Another such parvenu is Mr Moffat, the tailor’s son who crudely breaks his engagement to Augusta Gresham, thus giving Frank the opportunity to horsewhip him as he leaves his club. It is a thorough trouncing that Frank gives the man who has jilted his sister in a far more successful attack than that made by Johnny Eames on Adolphus Crosbie in a similar situation. Mr Moffat is a self-seeking, callous opportunist, and if we feel scant sympathy for Augusta, this is Only because she has cared for him no more than he cared for her. We suffer with her eventually, but not until we see her duped by her deceitful cousin. Miss Dunstable is a very different example of the second-generation nouveaux riches. If presumptuous in the reader, it is none the less natural to see her as one of those characters whom Trollope (the least constructive and calculating of writers) invented primarily as a distraction for Frank and a foil to Mary Thorne but who got out of hand and assumed a status among the principals, just as Mrs Proudie did.
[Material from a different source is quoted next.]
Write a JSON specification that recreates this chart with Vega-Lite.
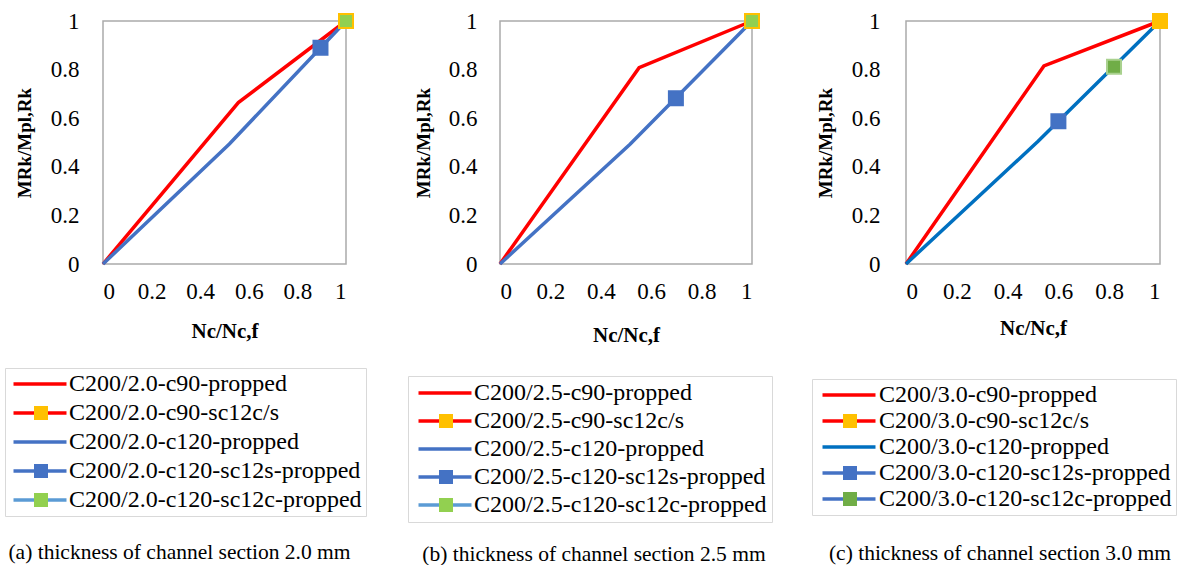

Perhaps, then, it is no accident that these two women later become friends (or are described as friends by Miss Dunstable with her tongue in her cheek). In a later chronicle she is mentioned as referring to the Bishop’s wife ‘with almost unmeasured ridicule’, for Miss Dunstable’s humour is of the wry kind, ironic, not a little bitter. In her Trollope shows us the ugly and painful aspect of being a very rich young woman before the Married Women’s Property Acts. By the standards of the time Miss Dunstable was not even very young: she was thirty, and fussy young Frank, ‘no very great judge in such matters’, puts her down as forty. Trollope never tells us she is plain, but her high colour, large mouth and broad nose make a less than attractive picture.